Revista Rua


O corpo na relação trabalho x prazer
The body in relationship labor x pleasure

Fernanda Surubi Fernandes e Olimpia Maluf-Souza

Esse corpo modelado, controlado, põe em funcionamento uma memória sobre a sexualidade insubmissa, ou seja, a prostituição se realiza pelo uso do corpo para o prazer, não exercendo o que se espera de um corpo dócil, isto é, “[...] um corpo que pode ser submetido, que pode ser utilizado, que pode ser transformado e aperfeiçoado” (idem, p. 118). Essa docilização dos corpos leva-nos a questionar como é constituído, nesse espaço disciplinar, a prostituta e a prostituição, pois, para Foucault (2008, p. 123), há “[...] lugares determinados [que] se definem para satisfazer não só a necessidade de vigiar, de romper as comunicações perigosas, mas também de criar um espaço útil”. Um funcionamento, segundo o autor, presente nos hospitais, nos quartéis e nas escolas, cuja tentativa de controlar o ser humano através do corpo, através do trabalho, suprime a sexualidade, exacerba as regras, faz funcionar valores morais e apaga no homem a primitividade.
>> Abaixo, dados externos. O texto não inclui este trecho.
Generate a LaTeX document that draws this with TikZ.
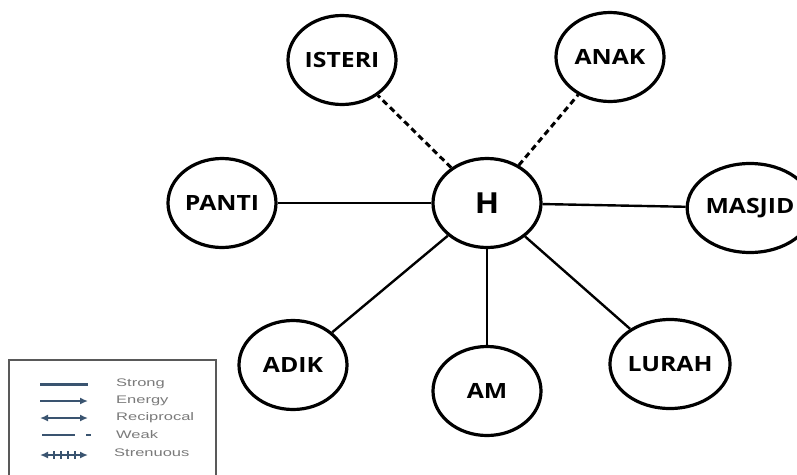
\documentclass[tikz,border=0pt]{standalone}
\usepackage{fontspec}
\setmainfont{Open Sans}
\newfontfamily\legfont{Liberation Sans}
\usetikzlibrary{arrows.meta,shapes.geometric}
\definecolor{legc}{HTML}{3A5470}
\definecolor{legt}{HTML}{7A7A7A}
\newcommand{\wide}[1]{\scalebox{1.18}[1]{#1}}
\newcommand{\lwide}[1]{\scalebox{1.5}[1]{#1}}
\begin{document}
\begin{tikzpicture}[x=1pt,y=-1pt,
  person/.style={ellipse, draw, line width=3.2pt, minimum width=108pt, minimum height=89pt, inner sep=0pt,
    font=\bfseries\fontsize{21}{21}\selectfont},
  tie/.style={line width=2.4pt},
  weaktie/.style={line width=3pt, dash pattern=on 6pt off 4pt},
  legline/.style={draw=legc, line width=2pt},
  legtip/.style={Latex[length=8pt,width=7pt]},
  legtext/.style={text=legt, anchor=west, inner sep=0pt, font=\legfont\fontsize{11}{11}\selectfont}]
\useasboundingbox (0,0) rectangle (797,474);
% legend
\begin{scope}
\clip (0,0) rectangle (797,474);
\draw[draw=black!65, line width=2.2pt, fill=white] (9,360) rectangle (216,490);
\end{scope}
\draw[legline, line width=3pt] (40,384) -- (88,384);
\draw[legline, -{Latex[length=8pt,width=7pt]}] (40,401) -- (88,401);
\draw[legline, {Latex[length=8pt,width=7pt]}-{Latex[length=8pt,width=7pt]}] (40,418) -- (88,418);
\draw[legline] (42,435) -- (75,435);
\draw[legline] (86,435) -- (91,435);
\draw[legline, {Latex[length=8pt,width=7pt]}-{Latex[length=8pt,width=7pt]}] (40,455) -- (88,455);
\foreach \t in {54,61,68,75} \draw[legc, line width=1.2pt] (\t,451) -- (\t,459);
\node[legtext] at (116,384) {\lwide{Strong}};
\node[legtext] at (116,401) {\lwide{Energy}};
\node[legtext] at (116,418) {\lwide{Reciprocal}};
\node[legtext] at (116,435) {\lwide{Weak}};
\node[legtext] at (114,453) {\lwide{Strenuous}};
% nodes
\node[person, font=\bfseries\fontsize{29}{29}\selectfont] (H) at (487,203) {\scalebox{1.1}[1]{H}};
\node[person] (isteri) at (342,60) {\wide{ISTERI}};
\node[person] (anak) at (610,57) {\wide{ANAK}};
\node[person] (panti) at (222,203) {\wide{PANTI}};
\begin{scope}
\clip (0,0) rectangle (797,474);
\node[person] (masjid) at (750,208) {\wide{MASJID}};
\end{scope}
\node[person] (adik) at (293,365) {\wide{ADIK}};
\node[person] (am) at (487,391) {\wide{AM}};
\node[person] (lurah) at (670,364) {\wide{LURAH}};
% connectors
\draw[weaktie] (H) -- (isteri);
\draw[weaktie] (H) -- (anak);
\draw[tie] (H) -- (panti);
\draw[tie] (H) -- (masjid);
\draw[tie] (H) -- (adik);
\draw[tie] (H) -- (am);
\draw[tie] (H) -- (lurah);
\end{tikzpicture}
\end{document}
Nessa relação, o corpo é voltado somente para o trabalho, é como se não houvesse tempo para o não fazer nada, assim, os corpos ociosos são submetidos às regras e, como tais regras não podem parar, tornam-se corpos úteis para o trabalho, mas somente para isso, pois com a submissão freia-se também qualquer ato que o faça mudar ou pensar nas relações de forças de trabalho, uma vez que se trata de extrair dos corpos sempre as forças mais úteis. Segundo Dhoquois:   
 
[...] O corpo pode ser usado e coagido não só pelas condições de trabalho como também pela primazia dos interesses da empresa sobre os do trabalhador. O corpo deste está muito envolvido com seu dever de obediência. O corpo laborioso é um corpo submisso. (2003, p.43)
 
Esse funcionamento da sociedade disciplinar nos faz pensar, no entanto, no trabalho da prostituta ou na prostituição como trabalho.
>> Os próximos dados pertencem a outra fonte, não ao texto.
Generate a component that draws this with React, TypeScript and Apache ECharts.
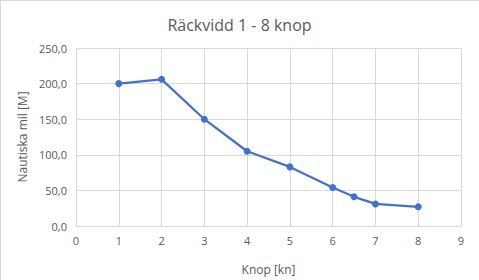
import React, { useEffect, useRef } from "react";
import * as echarts from "echarts";

const title = "Räckvidd 1 - 8 knop";
const xName = "Knop [kn]";
const yName = "Nautiska mil [M]";
const knots = [1, 2, 3, 4, 5, 6, 6.5, 7, 8];
const range = [200, 206, 150, 105, 83, 54, 41, 31, 27];

export default function App() {
  const ref = useRef<HTMLDivElement>(null);
  useEffect(() => {
    if (!ref.current) return;
    const chart = echarts.init(ref.current, undefined, { renderer: "svg" });
    const font = "Open Sans";
    const grey = "#595959";
    chart.setOption({
      animation: false,
      backgroundColor: "#ffffff",
      graphic: [
        { type: "line", shape: { x1: 0, y1: 0.5, x2: 479, y2: 0.5 }, style: { stroke: "#d9d9d9", lineWidth: 1 } },
        { type: "line", shape: { x1: 0.5, y1: 0, x2: 0.5, y2: 280 }, style: { stroke: "#d9d9d9", lineWidth: 1 } },
      ],
      title: {
        text: title,
        left: "center",
        top: 12,
        textStyle: { fontFamily: font, fontSize: 16, fontWeight: "normal", color: grey },
      },
      grid: { left: 76, right: 18, top: 48, bottom: 52, containLabel: false },
      xAxis: {
        type: "value",
        min: 0,
        max: 9,
        interval: 1,
        name: xName,
        nameLocation: "middle",
        nameGap: 37,
        nameTextStyle: { fontFamily: font, fontSize: 12, color: grey },
        axisLine: { show: true, lineStyle: { color: "#d9d9d9" } },
        axisTick: { show: false },
        splitLine: { show: true, lineStyle: { color: "#d9d9d9" } },
        axisLabel: { fontFamily: font, fontSize: 11, color: grey, margin: 9 },
      },
      yAxis: {
        type: "value",
        min: 0,
        max: 250,
        interval: 50,
        name: yName,
        nameLocation: "middle",
        nameGap: 48,
        nameTextStyle: { fontFamily: font, fontSize: 12, color: grey },
        axisLine: { show: false },
        axisTick: { show: false },
        splitLine: { show: true, lineStyle: { color: "#d9d9d9" } },
        axisLabel: {
          fontFamily: font,
          fontSize: 11,
          color: grey,
          margin: 9,
          formatter: (v: number) => v.toFixed(1).replace(".", ","),
        },
      },
      series: [
        {
          type: "line",
          data: knots.map((k, i) => [k, range[i]]),
          symbol: "circle",
          symbolSize: 7,
          lineStyle: { color: "#4472C4", width: 2.25 },
          itemStyle: { color: "#4472C4" },
        },
      ],
    });
    return () => chart.dispose();
  }, []);
  return (
    <div
      ref={ref}
      style={{ position: "absolute", left: 0, top: 0, width: 479, height: 280 }}
    />
  );
}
Nessa direção, observarmos que a prostituição vai se colocar em outro lugar, no lugar do silêncio constitutivo, que age através da opressão, mas que é determinado através da resistência. Assim, ao tratar o corpo como sendo um meio de controle dos sujeitos, a prostituta/prostituição parece se colocar na contramão desse processo, pois o corpo, que é um objeto de controle, de manipulação pela força do Estado, é, no caso da mulher que se prostitui, seu bem, seu material de trabalho, sua mão de obra, um objeto pessoal do qual ela faz uso, como qualquer trabalhador, não vivendo desse modo, na vagabundagem, na preguiça, o que produz sentidos diferentes dos que habitualmente a sociedade constitui sobre a prostituta. Essa contradição, marca a constituição da imagem da prostituta através do corpo, que é tomado, pelo poder do Estado, como força de trabalho da meretriz, como objeto de sua produção.